Figure scripts
______________________________
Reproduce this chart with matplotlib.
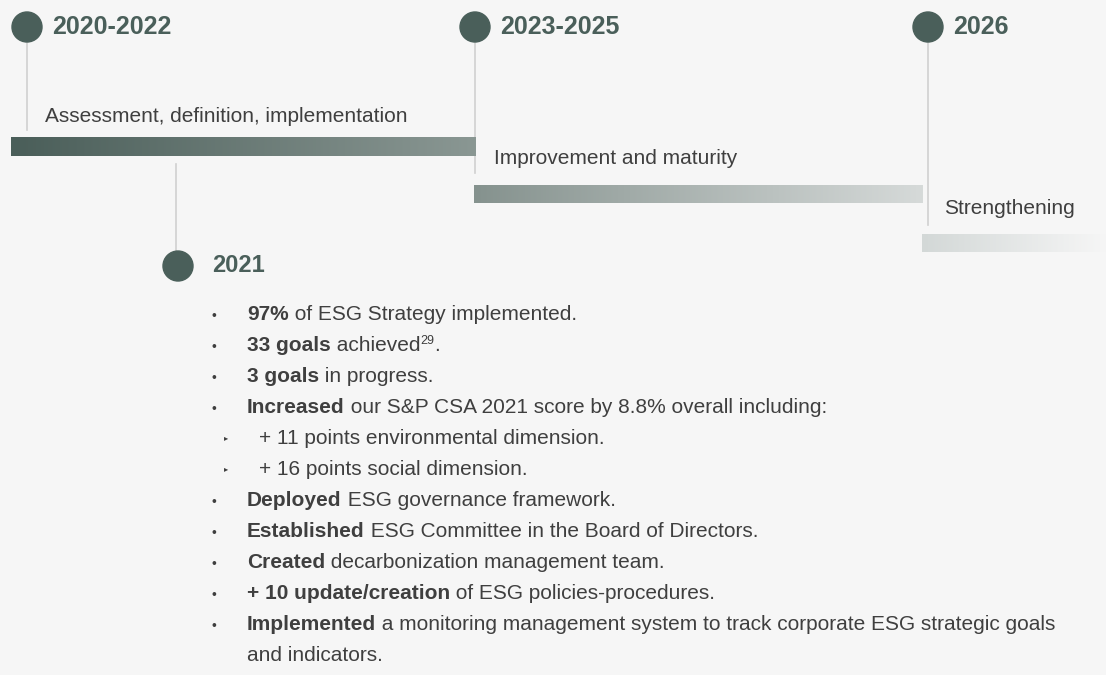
import numpy as np
import matplotlib.pyplot as plt
from matplotlib.patches import Circle
from matplotlib.colors import LinearSegmentedColormap

# phases of the timeline
phase_years = ['2020-2022', '2023-2025', '2026']
phase_names = ['Assessment, definition, implementation', 'Improvement and maturity', 'Strengthening']
bar_colors = [('#4a5e59', '#8a9793'), ('#85928e', '#d6dad9'), ('#d3d8d7', '#f6f6f6')]

# milestone
milestone_year = '2021'
# each bullet: (level, bold part, regular part, superscript, tail)
bullets = [
    (0, '97%', ' of ESG Strategy implemented.', '', ''),
    (0, '33 goals', ' achieved', '29', '.'),
    (0, '3 goals', ' in progress.', '', ''),
    (0, 'Increased', ' our S&P CSA 2021 score by 8.8% overall including:', '', ''),
    (1, '', '+ 11 points environmental dimension.', '', ''),
    (1, '', '+ 16 points social dimension.', '', ''),
    (0, 'Deployed', ' ESG governance framework.', '', ''),
    (0, 'Established', ' ESG Committee in the Board of Directors.', '', ''),
    (0, 'Created', ' decarbonization management team.', '', ''),
    (0, '+ 10 update/creation', ' of ESG policies-procedures.', '', ''),
    (0, 'Implemented', ' a monitoring management system to track corporate ESG strategic goals', '', ''),
    (2, '', 'and indicators.', '', ''),
]

plt.rcParams['font.family'] = ['Liberation Sans', 'DejaVu Sans']
green = '#4a5f5a'
txt_col = '#3f3f3f'
line_col = '#d0d0d0'

fig = plt.figure(figsize=(11.06, 6.75), dpi=100)
fig.patch.set_facecolor('#f6f6f6')
ax = fig.add_axes([0, 0, 1, 1])
ax.set_xlim(0, 1106)
ax.set_ylim(675, 0)
ax.axis('off')

# layout (pixels)
circle_x = [27, 475, 928]
line_bottom = [130, 173, 225]
bar_x = [(11, 476), (474, 923), (922, 1106)]
bar_y = [(137, 156), (185, 203), (234, 252)]
label_xy = [(45, 116), (494, 158), (944, 209)]

grad = np.linspace(0, 1, 256).reshape(1, -1)
for i in range(3):
    ax.plot([circle_x[i], circle_x[i]], [40, line_bottom[i]], color=line_col, lw=1.2, zorder=1)
    ax.add_patch(Circle((circle_x[i], 27), 15, color=green, zorder=3))
    ax.text(circle_x[i] + 25, 27, phase_years[i], color=green, fontsize=18, weight='bold',
            va='center', ha='left')
    cmap = LinearSegmentedColormap.from_list('g%d' % i, bar_colors[i])
    ax.imshow(grad, cmap=cmap, aspect='auto', zorder=2,
              extent=(bar_x[i][0], bar_x[i][1], bar_y[i][1], bar_y[i][0]))
    ax.text(label_xy[i][0], label_xy[i][1], phase_names[i], color=txt_col, fontsize=15,
            va='center', ha='left')

# 2021 milestone
ax.plot([176, 176], [164, 252], color=line_col, lw=1.2, zorder=1)
ax.add_patch(Circle((178, 266), 15, color=green, zorder=3))
ax.text(212, 266, milestone_year, color=green, fontsize=17, weight='bold', va='center')

ax.set_xlim(0, 1106)
ax.set_ylim(675, 0)

renderer = fig.canvas.get_renderer()
fs = 15
y0 = 320
dy = 31
for k, (lvl, bold, reg, sup, tail) in enumerate(bullets):
    y = y0 + k * dy
    if lvl == 0:
        ax.text(212, y, '\u2022', color=txt_col, fontsize=10, va='baseline')
        x = 247
    elif lvl == 1:
        ax.text(224, y - 5, '\u25B8', color=txt_col, fontsize=6, va='center')
        x = 259
    else:
        x = 247
    for part, w, size, dyoff in [(bold, 'bold', fs, 0), (reg, 'normal', fs, 0),
                                 (sup, 'normal', 9, -7), (tail, 'normal', fs, 0)]:
        if not part:
            continue
        t = ax.text(x, y + dyoff, part, color=txt_col, fontsize=size, weight=w, va='baseline')
        x += t.get_window_extent(renderer).width

fig.savefig('out.png', dpi=100, facecolor=fig.get_facecolor())
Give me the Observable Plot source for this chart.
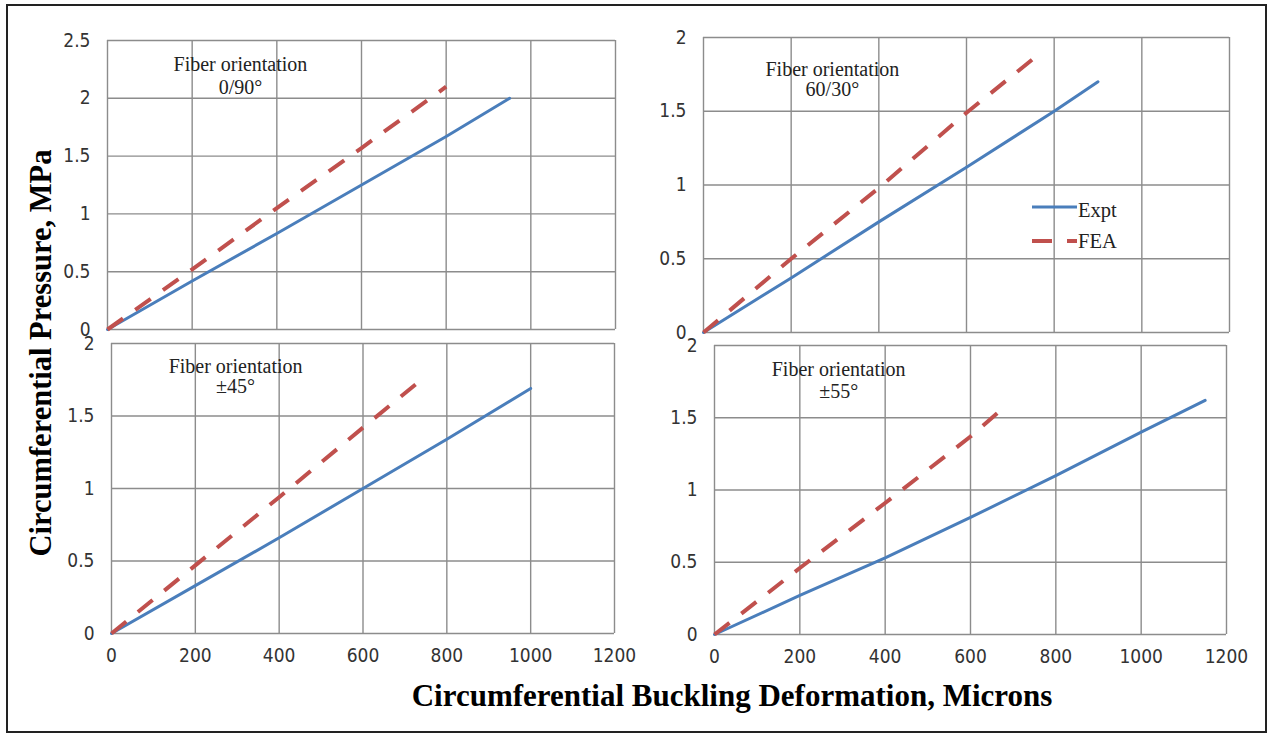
<!DOCTYPE html>
<html><head><meta charset="utf-8">
<script src="https://cdn.jsdelivr.net/npm/d3@7"></script>
<script src="https://cdn.jsdelivr.net/npm/@observablehq/plot@0.6"></script>
<style>
html,body{margin:0;padding:0;background:#fff;}
#wrap{position:relative;width:1268px;height:734px;overflow:hidden;background:#fff;}
#frame{position:absolute;left:6px;top:4px;width:1261px;height:729px;border:2.5px solid #222;box-sizing:border-box;}
.panel{position:absolute;}
.panel svg{overflow:visible;}
#ytitle{position:absolute;width:520px;height:36px;line-height:36px;text-align:center;font:bold 30.5px "Liberation Serif","Times New Roman",serif;color:#000;transform:rotate(-90deg);white-space:nowrap;}
#xtitle{position:absolute;width:800px;height:30px;line-height:30px;text-align:center;font:bold 31px "Liberation Serif","Times New Roman",serif;color:#000;white-space:nowrap;}
</style>
</head><body>
<div id="wrap">
  <div id="frame"></div>
  <div id="ytitle">Circumferential Pressure, MPa</div>
  <div id="xtitle">Circumferential Buckling Deformation, Microns</div>
</div>
<script>
// ---- data ----
const xTicks = [0, 200, 400, 600, 800, 1000, 1200];
const yTicksTop = [0, 0.5, 1, 1.5, 2, 2.5];
const yTicks = [0, 0.5, 1, 1.5, 2];
const seriesNames = ["Expt", "FEA"];

// Fiber orientation 0/90°
const expt_0_90 = [[0,0],[200,0.42],[400,0.83],[600,1.25],[800,1.67],[950,2.0]];
const fea_0_90  = [[0,0],[200,0.52],[400,1.05],[600,1.57],[800,2.1]];
// Fiber orientation 60/30°
const expt_60_30 = [[0,0],[200,0.37],[400,0.75],[600,1.12],[800,1.5],[900,1.70]];
const fea_60_30  = [[0,0],[200,0.5],[400,0.98],[600,1.49],[750,1.85]];
// Fiber orientation ±45°
const expt_45 = [[0,0],[200,0.33],[400,0.66],[600,1.0],[800,1.34],[1000,1.69]];
const fea_45  = [[0,0],[200,0.47],[400,0.94],[600,1.42],[735,1.74]];
// Fiber orientation ±55°
const expt_55 = [[0,0],[200,0.27],[400,0.53],[600,0.81],[800,1.1],[1000,1.4],[1150,1.62]];
const fea_55  = [[0,0],[200,0.46],[400,0.91],[600,1.37],[670,1.55]];

// panel labels (text, anchor in data units)
const notes_0_90  = [{t:"Fiber orientation", x:314, y:2.29}, {t:"0/90°", x:314, y:2.09}];
const notes_60_30 = [{t:"Fiber orientation", x:294, y:1.78}, {t:"60/30°", x:294, y:1.645}];
const notes_45    = [{t:"Fiber orientation", x:296, y:1.84}, {t:"±45°", x:296, y:1.70}];
const notes_55    = [{t:"Fiber orientation", x:291, y:1.835}, {t:"±55°", x:291, y:1.68}];

// ---- style ----
const BLUE = "#4a7ebb", RED = "#c0504d", GRID = "#8c8c8c";
const SERIF = "'Liberation Serif','Times New Roman',serif";
const NUMFONT = "'Liberation Sans Narrow','Arial Narrow','DejaVu Sans Condensed',sans-serif";
const DASH = "19,15";

const wrap = document.getElementById("wrap");

function panel(o) {
  const ml = 80, mr = 20, mt = 20, mb = 45;
  const chart = Plot.plot({
    width: o.pr - o.pl + ml + mr,
    height: o.pb - o.pt + mt + mb,
    marginLeft: ml, marginRight: mr, marginTop: mt, marginBottom: mb,
    style: {background: "transparent", fontFamily: NUMFONT, fontSize: "19px", color: "#333", overflow: "visible"},
    x: {domain: [0, 1200], ticks: xTicks, tickSize: 0, tickPadding: 15, tickFormat: d => String(d), label: null, axis: o.showX ? "bottom" : null},
    y: {domain: o.yDomain, ticks: o.yTicks, tickSize: 0, tickPadding: 17, tickFormat: d => String(d), label: null},
    marks: [
      Plot.ruleX(xTicks, {stroke: GRID, strokeWidth: 1.4, strokeOpacity: 1}),
      Plot.ruleY(o.yTicks, {stroke: GRID, strokeWidth: 1.4, strokeOpacity: 1}),
      Plot.line(o.expt, {x: d => d[0], y: d => d[1], stroke: BLUE, strokeWidth: 3}),
      Plot.line(o.fea, {x: d => d[0], y: d => d[1], stroke: RED, strokeWidth: 4, strokeDasharray: DASH, strokeLinecap: "butt"}),
      Plot.text(o.notes, {x: "x", y: "y", text: "t", fontFamily: SERIF, fontSize: 20, fill: "#222", textAnchor: "middle", lineAnchor: "middle"})
    ]
  });
  const div = document.createElement("div");
  div.className = "panel";
  div.style.left = (o.pl - ml) + "px";
  div.style.top = (o.pt - mt) + "px";
  div.appendChild(chart);
  wrap.appendChild(div);
}

panel({pl:107, pr:615, pt:39.5, pb:328.5, yDomain:[0,2.5], yTicks:yTicksTop, showX:false, expt:expt_0_90, fea:fea_0_90, notes:notes_0_90});
panel({pl:703, pr:1229, pt:37, pb:332, yDomain:[0,2], yTicks:yTicks, showX:false, expt:expt_60_30, fea:fea_60_30, notes:notes_60_30});
panel({pl:111, pr:614, pt:343, pb:633, yDomain:[0,2], yTicks:yTicks, showX:true, expt:expt_45, fea:fea_45, notes:notes_45});
panel({pl:714, pr:1226, pt:345, pb:634, yDomain:[0,2], yTicks:yTicks, showX:true, expt:expt_55, fea:fea_55, notes:notes_55});

// axis titles
const yt = document.getElementById("ytitle");
yt.style.left = (42 - 260) + "px";
yt.style.top = (353 - 18) + "px";
const xt = document.getElementById("xtitle");
xt.style.left = (732 - 400) + "px";
xt.style.top = "678px";

// legend
const lg = d3.select(wrap).append("svg")
  .attr("width", 120).attr("height", 70)
  .style("position", "absolute").style("left", "1020px").style("top", "190px");
const legendRows = [
  {name: seriesNames[0], color: BLUE, w: 3, dash: null, y: 17, ty: 20},
  {name: seriesNames[1], color: RED, w: 4, dash: "20,15", y: 51, ty: 51}
];
legendRows.forEach(r => {
  lg.append("line").attr("x1", 12).attr("x2", 57).attr("y1", r.y).attr("y2", r.y)
    .attr("stroke", r.color).attr("stroke-width", r.w)
    .attr("stroke-dasharray", r.dash);
  lg.append("text").attr("x", 58).attr("y", r.ty).attr("dy", "0.32em")
    .attr("font-family", SERIF).attr("font-size", 20.5).attr("fill", "#222")
    .text(r.name);
});
</script>
</body></html>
______________________________
• [Your goal]:
Go back to the entries above and restate word for word every line from the first through the one that contains "('#85928e', '#d6dad9'), ('#d3d8d7', '#f6f6f6')]", leaving the pictures behind.

• [Exercise response]:
Reproduce this chart with matplotlib.
import numpy as np
import matplotlib.pyplot as plt
from matplotlib.patches import Circle
from matplotlib.colors import LinearSegmentedColormap

# phases of the timeline
phase_years = ['2020-2022', '2023-2025', '2026']
phase_names = ['Assessment, definition, implementation', 'Improvement and maturity', 'Strengthening']
bar_colors = [('#4a5e59', '#8a9793'), ('#85928e', '#d6dad9'), ('#d3d8d7', '#f6f6f6')]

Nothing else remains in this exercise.